In recent years, implementation of “cloud-based” services, high-performance computing (HPC) and other activities employing data centers and the like have seen widespread adoption. Under a typical data center installation, a large number of servers installed in server chassis and server racks are interconnected in communication using network links (e.g., Ethernet) and various switching mechanisms, such as switch blades/modules and “top-of-rack” (ToR) switches. In some installations, additional links, such as InfiniBand or Fibre Channel, may used for storage and other purposes.
Data centers commonly employ a physical hierarchy of compute, network and storage shared resources to support scale out of workload requirements. The de facto control plane to manage such compute, networking and storage shared resource is Ethernet and the network protocol for manageability is TCP/IP based. Each shared resource typically has a management controller to provide manageability access point and addressed via IPv4 or IPv6 addresses. Data centers generally implement VLANs (Virtual Local Area Networks) to separate control plane traffic from the data plane traffic.
A hierarchical architecture for the controllers in the control plane is required to prevent multiple management agents from providing conflicting commands to a management controller. For example, an Application Performance manager wants a Sled controller to turbo-up node power, but a Tray level power manager wants to limit tray level power consumption at the current levels.

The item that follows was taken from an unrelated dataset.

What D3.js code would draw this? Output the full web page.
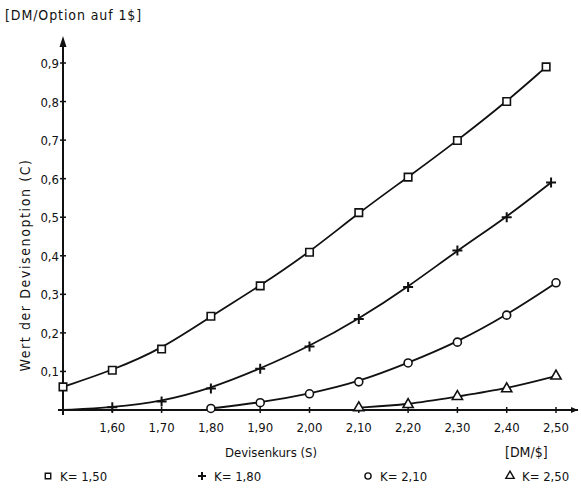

Currently, there is no automated mechanism available to discover management controller hierarchy, even when a physical containment hierarchy is well defined. It is highly desired that each management controller in the controller hierarchy automatically “learn” of all controllers in its chain of command both at higher and optionally lower levels. This is a fundamental requirement to coordinate manageability actions.
The controller hierarchy can be established within a limited physical scope using separate physical connectivity. Such an approach imposes hardware requirements and is not scalable to support dense form factor requirements of today's data center.